U of S | Mailing List Archive | alt-photo-process-l | Re: Steichen image in April's 'Vanity Fair'

Re: Steichen image in April's 'Vanity Fair'



Actually, the analysis, on the two that were owned by the
Metropolitan, one of which was auctioned for $2.9 million, was done
by the conservation department at the Metropolitan (who do have
access to electron microscopes and all the best techniques for
determining what a print is made of). By whose assertion is it said
that the print that sold for $2.9 million was gum over platinum? By
the Metropolitan's assertion, by the experts who spoke on the record
about the sale at the time, and by the assertion of the auction
catalog itself. I assume that the analysis of the cyanotype over
platinum owned by MOMA was done by MOMA. ArtNews is just simply
wrong, as was the person who claimed on this thread that the print
that sold for $2.9 million was a straight gum print; it's just not so.

But that wasn't the question I was trying to answer today; I've known
those facts for several years already. What I was trying to
determine today was what was the image that was reproduced on page 61
of Vanity Fair? Your comment made it seem like you were saying that
the image in Vanity Fair was the same image as the one that sold for
$2.9 million, but maybe one of the other prints? That's what didn't
make sense to me (besides the assertion that the one that sold for
$2.9 million was a gum print, which simply isn't accurate). Why
would one of those prints be in a show at a gallery? I can imagine
one of them showing up at Christy's or Sotheby's, or in a museum
retrospective, but why at Greenberg; it didn't make sense to me.

And now Tom has solved the mystery; it wasn't that image at all but
the one I found online, and whatever you were talking about didn't
have any particular connection to the thread. Okay, that makes sense
to me, and that's all I was looking for, was some sense.
Katharine



On Mar 9, 2009, at 6:07 PM, Katharine Thayer wrote:

Well, okay, since no one would answer my question I spent the
afternoon out in a roaring sleetstorm looking for a copy of the
April Vanity Fair to answer the question for myself. I went to the
library and all the stores that might carry general interest
magazines in my nearest big town, and no one has the April issue
available yet.

I was curious which print of Steichen's was reproduced, in an
effort to make sense of the statement made earlier in this thread:
""There was a good article on this image in Photo On Campus about
the one that sold for 3 million. That was a gum print, but it says
there were three prints of this negative made so I wonder how the
third one was made."

For the record, the print that sold for $2.9 million was not a gum
print, but gum over platinum. There were two other prints made
from the same negative; one of them, which Stieglitz gave to the
Metropolitan in 1933 and is still in the Met's collection AFAIK,
has been analyzed and is believed to be hand-applied colori over
platinum. The third, which is owned by MOMA, is platinum and
cyanotype.

I found an image online from the current Steichen exhibition at
Greenberg that we can actually all look at so we can all be on the
same page; I don't know if this is the one that was reproduced in
Vanity Fair, and I also don't know why it seems to be on a gay
website. The point is that it's an example of cyanotype over
palladium, which Tom was asking about, and I think it's absolutely
stunning. I have a number of Steichen monographs but I've never
seen this particular image before. I wouldn't have believed it
possible to get such warm flesh tones simply from a combination of
palladium and cyanotype, but I'm told by someone who used to print
with this combination that this is typical of the combination of
processes. This is the first time ever that I have wished to print
in any process than gum; I really love the way this looks.

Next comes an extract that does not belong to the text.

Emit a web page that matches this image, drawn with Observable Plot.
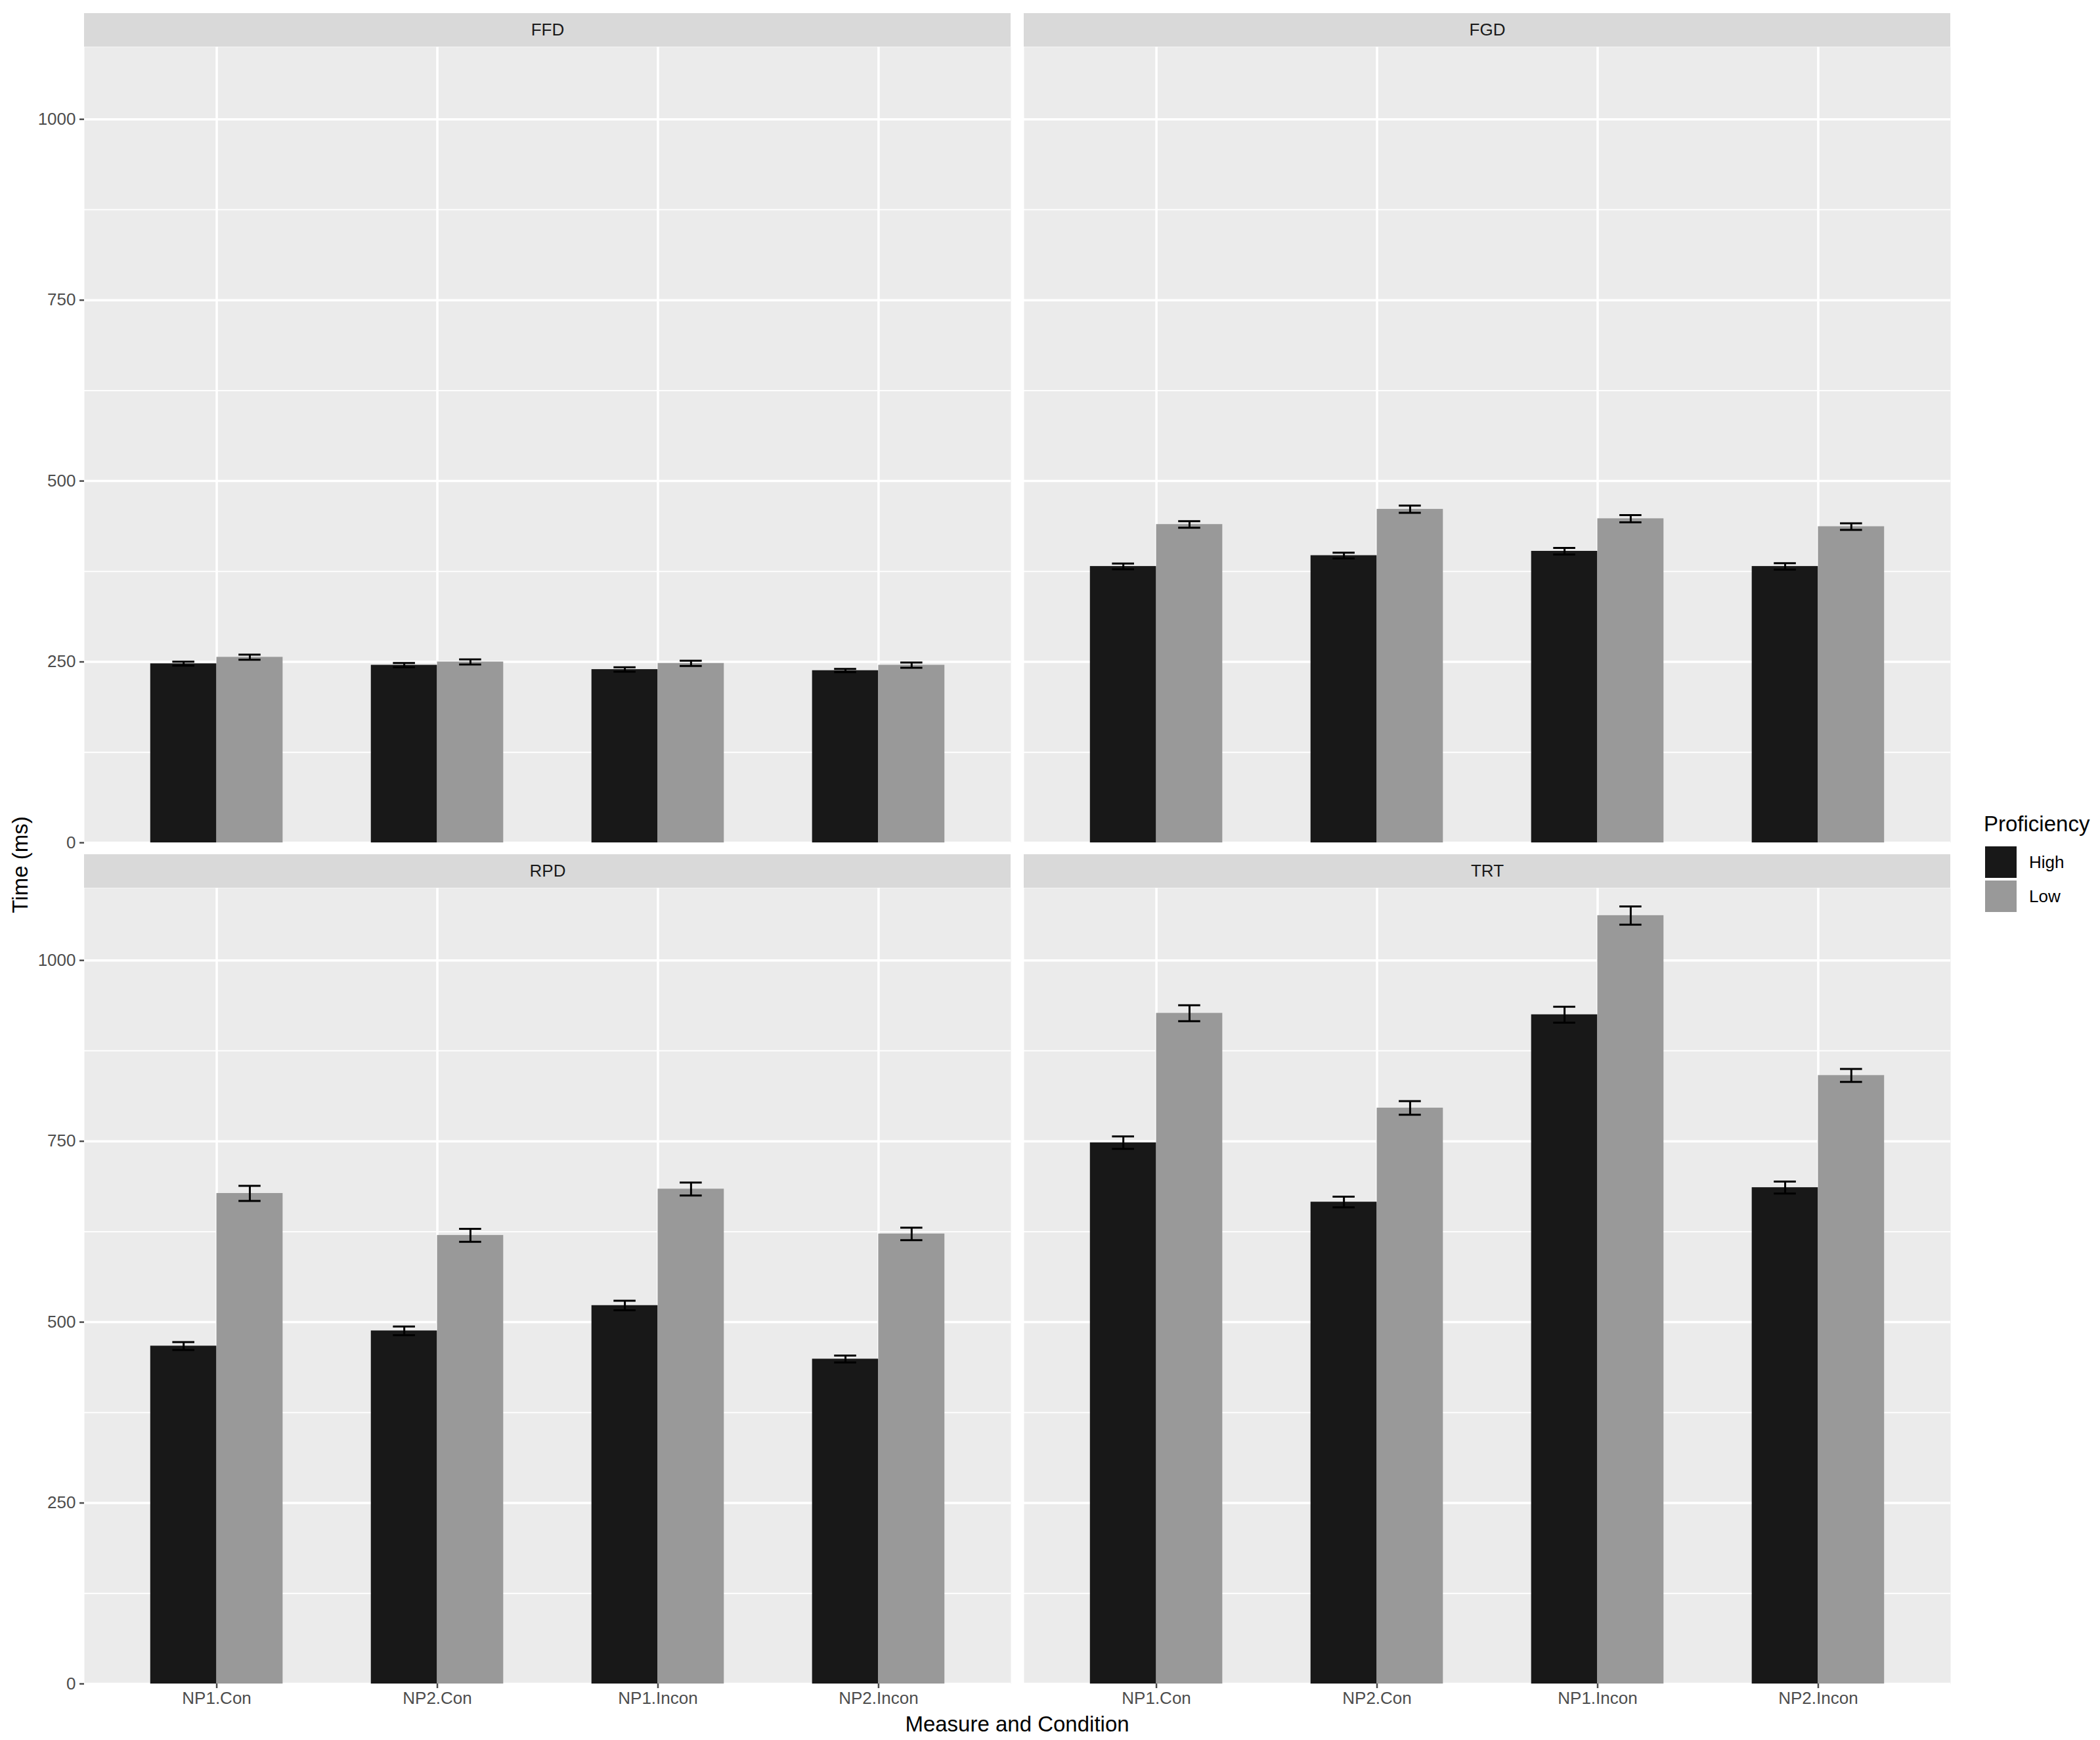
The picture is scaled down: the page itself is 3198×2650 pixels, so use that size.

http://boyculture.typepad.com/boy_culture/2009/03/through-the-
years.html

Katharine

On Mar 9, 2009, at 11:45 AM, Katharine Thayer wrote:


I don't have Vanity Fair in front of me and it would take some
traveling to find one; can someone enlighten me as to which
print is reproduced in the magazine? Thanks,
Katharine


On Mar 7, 2009, at 8:21 PM, Tom Hawkins wrote:



Hi Folks,

I know it’s only a magazine reproduction, but...

In the April issue of Vanity Fair (p.61) there’s an image from a
Steichen exhibit currently at Greenberg in NYC.

It’s described as a “palladium ferroprusiate print.”

Am I correct in assuming that’s a gum over palladium?